There was a demonstration today in Har Chotzfim, the silicon valley of Israel, in protest of Intel opening on Shabbat. For some reason, Intel determined it more profitable to remain open on Shabbat, even though it goes against the Shabbat law (there is an employment law regarding shabbat here). There are efforts and negotiations underway to get non-Jewish workers to work then, but there has been no decision by the company thus far. A charedi sect gathered there and protested, shouting ‘shabbas’ and throwing things at television cameras and at reporters. It was sad to see this on television tonight even though I agree with the premise of the law. But it is sad to see the divisiveness and the chilul Hashem displayed by the fighting between the two sides. And the Goldstone report debacle continues to make headlines and editorials in the papers here and I’m sure everywhere else. I read Meni Kowslowski’s article in the Young Israel Bulletin (we received from Zivotofsky’s-thanks) and his sentiments are mine. I do hope Judge Goldstone is uncomfortable and I do wish him many sleepless nights. He will go down in the annals of Jewish History as just another in the line of anti-Israel, anti-Jewish politicians or historians espousing such rhetoric under the guise of ‘fairness’. There was nothing unbiased or fair about this report. As is said here, this report was chad-tzdadit-one sided- and was designed to be so from the beginning of the investigation. The Palestinian terrorists are not ‘armed groups’. They are armed terrorists bent on hatred and the destruction of Israel. It is so depressing sometimes to read or listen to news reports, but sometimes we have to take the news seriously and sometimes with just a grain of salt. That’s what we have to do. We have to go on living life, being proud of who we are and stand up for ourselves. We need to believe in who we are and what we stand for. And sometimes , we need to just live. Live and have fun. Enjoy life because, especially here, you never know what tomorrow will bring.

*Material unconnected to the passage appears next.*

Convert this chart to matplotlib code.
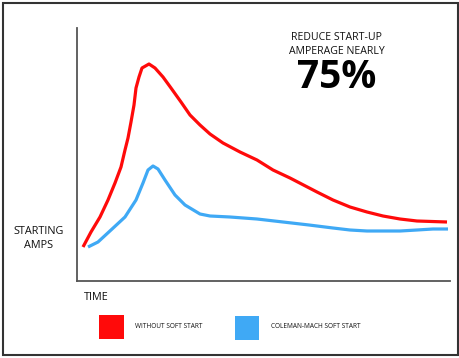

Speaking of enjoying life, Meyer and I have finally, this morning (Sunday morning) resumed our fitness training because, well, we both kind of feel like we’ve been lacking there a lot. And for me, specifically, I haven’t exercised since I’ve been here and actually, since after Michal’s wedding last year and I’ve pretty much turned into a fat pig!! I’ve been feeling sluggish, run down and just not myself. I do walk a lot, but when combined with eating way too much, the result is not a good one. So this morning we did a 5k run/walk. We walked up the hills and ran the flat and downhill parts. It’s a start. Our goal is to do the reverse in the next two weeks: Run the uphill, walk the downhill. And then, run it all. Maybe next year the Kineret marathon?? Who knows, we’ll see. Maybe when some of you come to visit, I’ll have lost some of the weight I’ve put on.. one can only hope!!

I read Devorah Teitelbaum’s article about Gilad Shalit (kol hakavod, Devorah!!) and find it to be a great segue to close this email. Yes, let’s continue to pray for his release and the release of the others being held as prisoners. When you walk by that tent, go in. Sit for a few minutes. Think. Sign the petition. Hopefully soon, there will be no need for that tent and that street by the Prime Minister’s house will return to normal, like most other smaller streets in Yerushalayim, and we pedestrians or car passengers can pass by, going about our business, in blissful oblivion. Missing you all, especially my Michal. I love you dearly Michal. Keep in touch everyone. We love hearing about everyone in West Hempstead and we yearn for the continued connection with all.